Digital recycling  top

Minimal computing has also made us attuned to the advantages of digital recycling, i.e., the reuse of existing digital materials and tools, and we have turned to such recycling in a number of ways:

  • The foundational HTML and CSS site files have been appropriated from the Fieldwork of Empire minimal computing website (2019), a site expressly built to serve as a prototype for the present site.
  • By positioning One More Voice as a descendant or “imprint” site of Livingstone Online, we have made it possible to draw on the latter's primary materials, publication strategies, and workflows as needed.
  • We have streamlined the existing Livingstone Online coding guidelines to create the coding guidelines for the One More Voice site.
  • We have used open online repositories like the HaithiTrust and Internet Archive to supplement the materials available from Livingstone Online.

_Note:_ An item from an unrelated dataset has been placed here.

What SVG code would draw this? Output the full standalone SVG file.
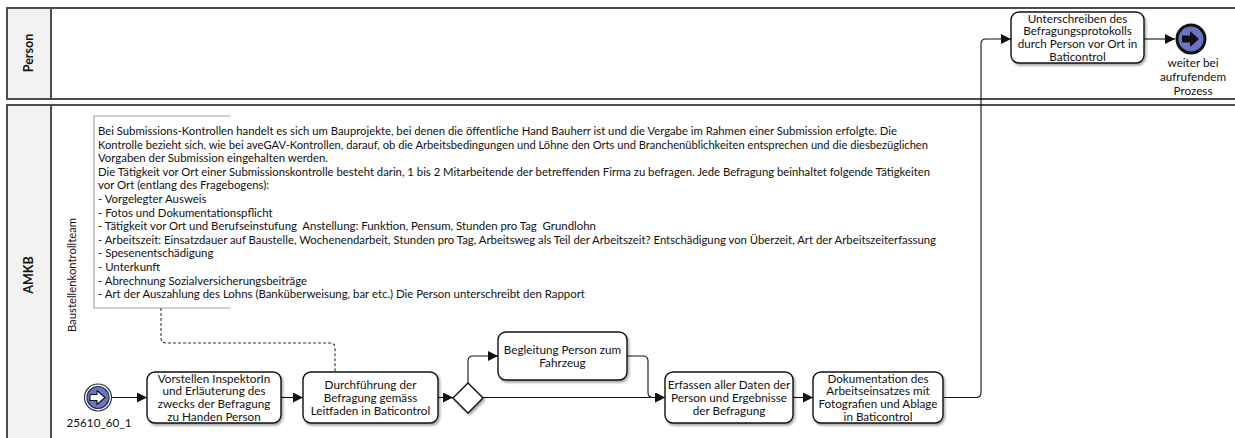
<svg xmlns="http://www.w3.org/2000/svg" width="1235" height="438" viewBox="0 0 1235 438">
  <style>
    .pool { fill: none; stroke: #4d4d4d; stroke-width: 2; }
    .hdr { fill: #f2f2f2; stroke: #4d4d4d; stroke-width: 2; }
    .hdrtxt { font-family: Lato, "Liberation Sans", sans-serif; font-size: 12.5px; font-weight: bold; fill: #111; text-anchor: middle; }
    .lanetxt { font-family: Lato, "Liberation Sans", sans-serif; font-size: 11.3px; fill: #111; text-anchor: middle; }
    .task { fill: #ffffff; stroke: #111; stroke-width: 1.4; filter: url(#shadow); }
    .tt { font-family: Lato, "Liberation Sans", sans-serif; font-size: 11.7px; fill: #111; text-anchor: middle; }
    .note { font-family: Lato, "Liberation Sans", sans-serif; font-size: 11.4px; fill: #111; white-space: pre; }
    .bracket { fill: none; stroke: #a6a6a6; stroke-width: 1.2; }
    .flow { fill: none; stroke: #111; stroke-width: 1.1; marker-end: url(#arrow); }
    .assoc { fill: none; stroke: #333; stroke-width: 1.1; stroke-dasharray: 3 2; }
    .evfill { fill: #6a74c6; }
  </style>
  <defs>
    <filter id="shadow" x="-10%" y="-10%" width="130%" height="140%">
      <feDropShadow dx="1.5" dy="2" stdDeviation="1.2" flood-color="#000" flood-opacity="0.35"/>
    </filter>
    <marker id="arrow" viewBox="0 0 10 10" refX="10" refY="5" markerWidth="10" markerHeight="10" markerUnits="userSpaceOnUse" orient="auto">
      <path d="M0,0 L10,5 L0,10 Z" fill="#111"/>
    </marker>
  </defs>

  <!-- Pools -->
  <g id="pool-person">
    <rect class="hdr" x="7" y="8" width="44" height="91"/>
    <path class="pool" d="M51,8 H1240 M51,99 H1240"/>
    <text class="hdrtxt" transform="translate(33,53) rotate(-90)">Person</text>
  </g>
  <g id="pool-amkb">
    <rect class="hdr" x="7" y="105" width="44" height="340"/>
    <path class="pool" d="M51,105 H1240"/>
    <text class="hdrtxt" transform="translate(33,275) rotate(-90)">AMKB</text>
    <text class="lanetxt" transform="translate(76,275) rotate(-90)">Baustellenkontrollteam</text>
  </g>

  <!-- Text annotation -->
  <g id="annotation">
    <path class="bracket" d="M230,116 H94 V308 H230"/>
    <text class="note" x="98" y="135" textLength="799" lengthAdjust="spacingAndGlyphs">Bei Submissions-Kontrollen handelt es sich um Bauprojekte, bei denen die öffentliche Hand Bauherr ist und die Vergabe im Rahmen einer Submission erfolgte. Die</text>
    <text class="note" x="98" y="148.6" textLength="830" lengthAdjust="spacingAndGlyphs">Kontrolle bezieht sich, wie bei aveGAV-Kontrollen, darauf, ob die Arbeitsbedingungen und Löhne den Orts und Branchenüblichkeiten entsprechen und die diesbezüglichen</text>
    <text class="note" x="98" y="162.2">Vorgaben der Submission eingehalten werden.</text>
    <text class="note" x="98" y="175.8" textLength="832" lengthAdjust="spacingAndGlyphs">Die Tätigkeit vor Ort einer Submissionskontrolle besteht darin, 1 bis 2 Mitarbeitende der betreffenden Firma zu befragen. Jede Befragung beinhaltet folgende Tätigkeiten</text>
    <text class="note" x="98" y="189.4">vor Ort (entlang des Fragebogens):</text>
    <text class="note" x="98" y="203">- Vorgelegter Ausweis</text>
    <text class="note" x="98" y="216.6">- Fotos und Dokumentationspflicht</text>
    <text class="note" x="98" y="230.2">- Tätigkeit vor Ort und Berufseinstufung  Anstellung: Funktion, Pensum, Stunden pro Tag  Grundlohn</text>
    <text class="note" x="98" y="243.8" textLength="838" lengthAdjust="spacingAndGlyphs">- Arbeitszeit: Einsatzdauer auf Baustelle, Wochenendarbeit, Stunden pro Tag, Arbeitsweg als Teil der Arbeitszeit? Entschädigung von Überzeit, Art der Arbeitszeiterfassung</text>
    <text class="note" x="98" y="257.4">- Spesenentschädigung</text>
    <text class="note" x="98" y="271">- Unterkunft</text>
    <text class="note" x="98" y="284.6">- Abrechnung Sozialversicherungsbeiträge</text>
    <text class="note" x="98" y="298.2">- Art der Auszahlung des Lohns (Banküberweisung, bar etc.) Die Person unterschreibt den Rapport</text>
  </g>

  <!-- Connectors -->
  <g id="connectors">
    <path class="assoc" d="M161,308 V338 Q161,343 166,343 H330 Q335,343 335,348 V372"/>
    <path class="flow" d="M111,397.5 H147"/>
    <path class="flow" d="M281,397.5 H303"/>
    <path class="flow" d="M438,397.5 H453"/>
    <path class="flow" d="M468,383 V361 Q468,356 473,356 H498"/>
    <path class="flow" d="M483,397.5 H665"/>
    <path class="flow" d="M627,356 H643 Q648,356 648,361 V392.5 Q648,397.5 653,397.5 H665"/>
    <path class="flow" d="M793,397.5 H813"/>
    <path class="flow" d="M943,397.5 H976 Q981,397.5 981,392.5 V44 Q981,39 986,39 H1011"/>
    <path class="flow" d="M1144,39 H1175"/>
  </g>

  <!-- Start event -->
  <g id="start-event">
    <circle cx="98" cy="397.5" r="13.5" fill="#fff" stroke="#333" stroke-width="1.2"/>
    <circle class="evfill" cx="98" cy="397.5" r="11" stroke="#2b2f66" stroke-width="1.2"/>
    <path d="M90,394.5 H97 V390.5 L105,397.5 L97,404.5 V400.5 H90 Z" fill="#fff" stroke="#111" stroke-width="1.1" stroke-linejoin="round"/>
    <text class="tt" x="99" y="427">25610_60_1</text>
  </g>

  <!-- Tasks -->
  <g id="task-vorstellen">
    <rect class="task" x="147" y="372" width="134" height="51" rx="8"/>
    <text class="tt" x="214" y="382.5">Vorstellen InspektorIn</text>
    <text class="tt" x="214" y="395.3">und Erläuterung des</text>
    <text class="tt" x="214" y="408.1">zwecks der Befragung</text>
    <text class="tt" x="214" y="420.9">zu Handen Person</text>
  </g>
  <g id="task-durchfuehrung">
    <rect class="task" x="303" y="372" width="135" height="51" rx="8"/>
    <text class="tt" x="370.5" y="388.9">Durchführung der</text>
    <text class="tt" x="370.5" y="401.7">Befragung gemäss</text>
    <text class="tt" x="370.5" y="414.5">Leitfaden in Baticontrol</text>
  </g>
  <g id="gateway">
    <path d="M468,383 L483,398 L468,413 L453,398 Z" fill="#fff" stroke="#111" stroke-width="1.4" filter="url(#shadow)"/>
  </g>
  <g id="task-begleitung">
    <rect class="task" x="498" y="332" width="129" height="48" rx="8"/>
    <text class="tt" x="562.5" y="353.8">Begleitung Person zum</text>
    <text class="tt" x="562.5" y="366.6">Fahrzeug</text>
  </g>
  <g id="task-erfassen">
    <rect class="task" x="665" y="372" width="128" height="51" rx="8"/>
    <text class="tt" x="729" y="388.9">Erfassen aller Daten der</text>
    <text class="tt" x="729" y="401.7">Person und Ergebnisse</text>
    <text class="tt" x="729" y="414.5">der Befragung</text>
  </g>
  <g id="task-dokumentation">
    <rect class="task" x="813" y="372" width="130" height="51" rx="8"/>
    <text class="tt" x="878" y="382.5">Dokumentation des</text>
    <text class="tt" x="878" y="395.3">Arbeitseinsatzes mit</text>
    <text class="tt" x="878" y="408.1">Fotografien und Ablage</text>
    <text class="tt" x="878" y="420.9">in Baticontrol</text>
  </g>
  <g id="task-unterschreiben">
    <rect class="task" x="1011" y="12" width="133" height="51" rx="8"/>
    <text class="tt" x="1077.5" y="22.5">Unterschreiben des</text>
    <text class="tt" x="1077.5" y="35.3">Befragungsprotokolls</text>
    <text class="tt" x="1077.5" y="48.1">durch Person vor Ort in</text>
    <text class="tt" x="1077.5" y="60.9">Baticontrol</text>
  </g>

  <!-- End event -->
  <g id="end-event">
    <circle class="evfill" cx="1191" cy="39" r="14" stroke="#111" stroke-width="3"/>
    <path d="M1182,35.5 H1190 V31 L1199,39 L1190,47 V42.5 H1182 Z" fill="#111"/>
    <text class="tt" x="1193" y="67">weiter bei</text>
    <text class="tt" x="1193" y="81">aufrufendem</text>
    <text class="tt" x="1193" y="95">Prozess</text>
  </g>
</svg>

In more general terms, the use of digital recycling has enabled us to avoid some of the challenges involved in new site development, while giving us more time to attend to the creation and delivery of quality content. We have also been able to capitalize on work already done by affiliated projects or by projects with which we are working in solidarity and, in turn, have ourselves created an open access resource – the One More Voice project site – that might itself now be recycled in other contexts.

Conclusion  top

The One More Voice site thus forgoes a variety of digital bells and whistles and instead relies on the strengths of simplified web development and reuse of previously developed and refined digital resources. In taking this approach, the project has been able to start up quickly (a single individual built the entire site via a high-powered, month-long code sprint in May 2020), work at a manageable scale, and produce quality scholarship on a consistent basis. The approach has also enabled us to create a site that is easy to maintain and sustain long-term because of its simplified file structure and small digital footprint. The entire site, for example, is less than 100 MB. Most importantly, by relying on the development practices set out above, we have been able to build a robust project foundation overall and are now in a good position to scale up our development work along well-tested lines should such expansion become a priority in the future.